Казалось бы, с точки зрения современного просвещённого человека незначительная измененная деталь, но на самом деле это огромный шаг для человечества. На первых порах очень не смело, но чем дальше, тем более широко открывался неимоверный простор для личностной свободы.
В любом случае, теперь многим людям предоставлялась возможность стать немного свободнее, убеждаясь, что жизнь – это жизнь, и не надо смешивать жизненные потребности с духовными, а значит нет ничего постыдного в богатстве, в успехе, и нет никакого смысла бороться с естественными желаниями.  Это ли не освобождение от католических догм?
И здесь мы должны полностью согласится с Фукуямой: то было судьбоносное движение, где сошлись на историческом перекрестке свобода и жажда признания. Если у самых истоков зарождения человеческого вида стремление к свободе вело к неминуемой гибели, а в дальнейшей истории даже малейшие проявление этого стремления почти не проглядываются, то Реформация, возникшая из-за несправедливого распределения богатства, что задело чувство собственного достоинства местных элит и чувство справедливости простых верующих, в итоге вызвала пробуждение таких явлений, как сепаратизм и «невидимая церковь». Можно с большой долей уверенности предположить, что именно здесь жажда признания породила то, что вестник конца истории называет стремлением к свободе.   

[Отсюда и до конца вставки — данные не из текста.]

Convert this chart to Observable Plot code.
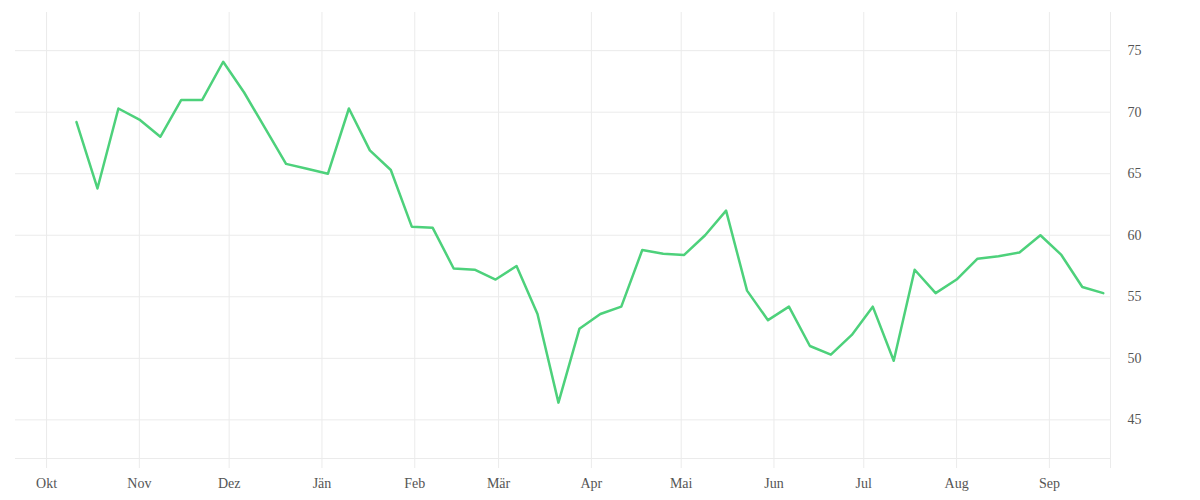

 Кратко. Реформация предоставила зарождающемуся классу торговцев и предпринимателей необходимую свободу от угрызений совести и требований христианской морали, позволив стартовать бурному развитию капитализма в Европе. Можно сказать, что протестантизм стал религией среднего класса, но точнее будет назвать его религией торговцев и предпринимателей.